Grey Amsterdam created the campaign.
David Beckham, Snoop Dogg, Ciara, Whitney Port, Jeremy Scott, Adrienne Bailon, Stan Smith, Franz Beckenbauer and others appear in this Sid Lee produced long form ad for adidas which aims to celebrate originality on the streets. Yea, it's a hipster-fest and we're going to have to endure it all year long. On TV. In print. In stores. Online. At events.
Run for cover. Unless, of course, you're a hipster and you like this sort of thing.
This new UK-based Bing campaign is ridiculous. It tries to paint the rest of the search portals (ahem, Google) as idiotic dunderheads that can't understand what your searching for. In one commercial, a woman is looking for the Euston tube station in London. A dunderhead answers her by prattling on about the eustation tube connects which connects the ears to the back of the throat as if no other search engine could possibly offer the right result.
But the most ridiculous thing about this campaign is the real world version of the scenario painted in the commercial. Do a search for Euston tube station on Google and it's the first result. Do the same search on Bing and its also the first result. Not exactly a product differentiation there.
Sounding a bit like a double entendre-laden line from a bad porn flick, this BBDO Toronto-created work for Frito Lay's new Multipacks informs us, "It's hard to fit fun into a small space." But, according to the company, it's quite possible. As long as you believe junk food is fun and small is actually a normal serving size.

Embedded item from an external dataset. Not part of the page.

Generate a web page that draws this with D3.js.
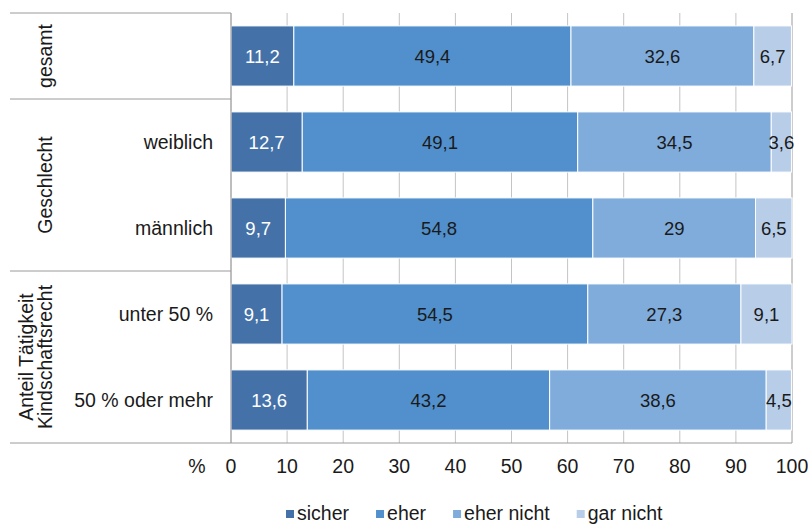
<!DOCTYPE html>
<html><head><meta charset="utf-8">
<script src="https://cdn.jsdelivr.net/npm/d3@7"></script>
<style>body{margin:0;background:#fff}svg{display:block}text{font-family:"Liberation Sans",Arial,sans-serif}</style>
</head><body><svg id="c" width="809" height="527"></svg>
<script>
const rows = ["gesamt","weiblich","männlich","unter 50 %","50 % oder mehr"];
const rowLabels = ["","weiblich","männlich","unter 50 %","50 % oder mehr"];
const groups = [
  {lines:["gesamt"], from:0, to:1},
  {lines:["Geschlecht"], from:1, to:3},
  {lines:["Anteil Tätigkeit","Kindschaftsrecht"], from:3, to:5}
];
const seriesNames = ["sicher","eher","eher nicht","gar nicht"];
const sicher    = [11.2, 12.7, 9.7, 9.1, 13.6];
const eher      = [49.4, 49.1, 54.8, 54.5, 43.2];
const eherNicht = [32.6, 34.5, 29, 27.3, 38.6];
const garNicht  = [6.7, 3.6, 6.5, 9.1, 4.5];
const xTicks = [0,10,20,30,40,50,60,70,80,90,100];
const colors = ["#4472a8","#5190cc","#80acdc","#b7cde8"];
const labelColors = ["#ffffff","#1a1a1a","#1a1a1a","#1a1a1a"];

const svg = d3.select("#c");
const L = 231, R = 792, T = 13, B = 443;
const FS = 18.5, FL = 19.5;
const x = d3.scaleLinear().domain([0,100]).range([L,R]);
const y = d3.scaleBand().domain(rows).range([T,B]).paddingInner(0.3).paddingOuter(0.15);
const yRow = d3.scaleBand().domain(rows).range([T,B]);

const table = rows.map((r,i)=>({row:r, sicher:sicher[i], eher:eher[i], "eher nicht":eherNicht[i], "gar nicht":garNicht[i]}));
const stack = d3.stack().keys(seriesNames)(table);

// gridlines
svg.append("g").selectAll("line").data(xTicks).join("line")
  .attr("x1",d=>x(d)).attr("x2",d=>x(d)).attr("y1",T).attr("y2",B)
  .attr("stroke",d=>d===100?"#9a9a9a":"#c4c4c4").attr("stroke-width",1);

// bars
const g = svg.append("g");
stack.forEach((s,si)=>{
  g.selectAll(null).data(s).join("rect")
    .attr("x",d=>x(d[0])).attr("width",d=>x(d[1])-x(d[0]))
    .attr("y",d=>y(d.data.row)).attr("height",y.bandwidth())
    .attr("fill",colors[si]).attr("stroke","#ffffff").attr("stroke-width",1);
  g.selectAll(null).data(s).join("text")
    .attr("x",d=>(x(d[0])+x(d[1]))/2).attr("y",d=>y(d.data.row)+y.bandwidth()/2)
    .attr("text-anchor","middle").attr("dominant-baseline","central")
    .attr("font-size",FS).attr("fill",labelColors[si])
    .text(d=>String(d.data[s.key]).replace(".",","));
});

// left axis line and bottom
svg.append("line").attr("x1",L).attr("x2",L).attr("y1",T).attr("y2",B).attr("stroke","#9a9a9a");
svg.append("line").attr("x1",L).attr("x2",R).attr("y1",B).attr("y2",B).attr("stroke","#9a9a9a");

// group separators
const seps = [0,1,3,5].map(i=> i<5 ? yRow(rows[i]) : B);
svg.append("g").selectAll("line").data(seps).join("line")
  .attr("x1",10).attr("x2",L).attr("y1",d=>d).attr("y2",d=>d).attr("stroke","#9a9a9a");

// row labels
svg.append("g").selectAll("text").data(rows).join("text")
  .attr("x",213).attr("y",d=>yRow(d)+yRow.bandwidth()/2)
  .attr("text-anchor","end").attr("dominant-baseline","central")
  .attr("font-size",FL).attr("fill","#1a1a1a")
  .text((d,i)=>rowLabels[i]);

// group labels (rotated)
groups.forEach(gr=>{
  const y0 = yRow(rows[gr.from]);
  const y1 = gr.to<5 ? yRow(rows[gr.to]) : B;
  const cy = (y0+y1)/2;
  const n = gr.lines.length;
  gr.lines.forEach((ln,li)=>{
    const cx = 45 - (n-1-li)*19;
    svg.append("text").attr("transform",`translate(${cx},${cy}) rotate(-90)`)
      .attr("text-anchor","middle").attr("dominant-baseline","central")
      .attr("font-size",FL).attr("fill","#1a1a1a").text(ln);
  });
});

// x tick labels
svg.append("g").selectAll("text").data(xTicks).join("text")
  .attr("x",d=>x(d)).attr("y",466).attr("text-anchor","middle").attr("dominant-baseline","central")
  .attr("font-size",FL).attr("fill","#1a1a1a").text(d=>d);
svg.append("text").attr("x",197).attr("y",466).attr("text-anchor","middle").attr("dominant-baseline","central")
  .attr("font-size",FL).attr("fill","#1a1a1a").text("%");

// legend
const lg = svg.append("g");
let lx = 286;
seriesNames.forEach((n,i)=>{
  lg.append("rect").attr("x",lx).attr("y",510).attr("width",8).attr("height",8).attr("fill",colors[i]);
  const t = lg.append("text").attr("x",lx+11).attr("y",513).attr("dominant-baseline","central")
    .attr("font-size",FL).attr("fill","#1a1a1a").text(n);
  lx += 11 + t.node().getComputedTextLength() + 27;
});
</script></body></html>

Don't even watch the second commercial in the series. It's lame. And besides, it doesn't fit into our twisted view of this campaign thereby making it impossible for us to make another really bad joke disguised as an attempt to be witty.
Guys, don't you wish you could clone yourself when your girlfriend babbles on endlessly in your ear about the fact her make up isn't what she wants it to be while you're busy playing a game? Or travel back in time to erase all the stupid things you did? Well, Coke can't help you but they think they've done a pretty good job cloning the taste of original Coke for its Coke Zero line.
Created by Crispin Porter + Bogusky, these three commercials were produced by Hungry Man and directed by Bryan Buckley.
In a morbid bid to capitalize on the SeaWorld tragedy, the World Society for Protection of Animals has hired Work Club to create a new campaign to dissuade British tourists from patronizing "cruel" attractions while on vacation. In other words, don't go to SeaWorld.
"Our aim is to reduce the economic viability of tourist attractions that rely on animal cruelty to generate revenue from British tourists," said WSPA UK's Director, Suzi Morris.
All well and good but your timing is a bit questionable, Suzi.
Mullen North Carolina is out with new work for K&G Fashion Superstore. The "big idea" Mullen went with was the notion "great clothes can make people feel more confident in their own skin" thereby making them invincible. Hence, the name of the campaign: Invincible. Watch as a man pogos across the street blind folded, fends off a nunchuck-wielding attacker and rescues puppies from a burning building
Another commercial has a woman jumping out her window, catching an arrow and performing all manner of physical and musical skills. Along with the television spots, there's outdoor, web and direct.
We can't say much for the fashions but the campaign does make a point. When you wear clothes you like, you do feel more confident about everything you do.
What with its heritage as the vehicle for preppy, suburban families, "naughty" is the last word that comes to mind when thinking of a Volvo. So either Arnold is way off with this new Volvo campaign or they are doing everything they can to reposition the brand as choice vehicle for porn stars, Victoria's Secret models and lipstick lesbians.
Or maybe this will just cement the brand's heritage as a bus for the over-privileged upper middle class and their naughty children.
Hmm. How about "Volvos. They're boxy but they're good"? Oh wait. That's been done.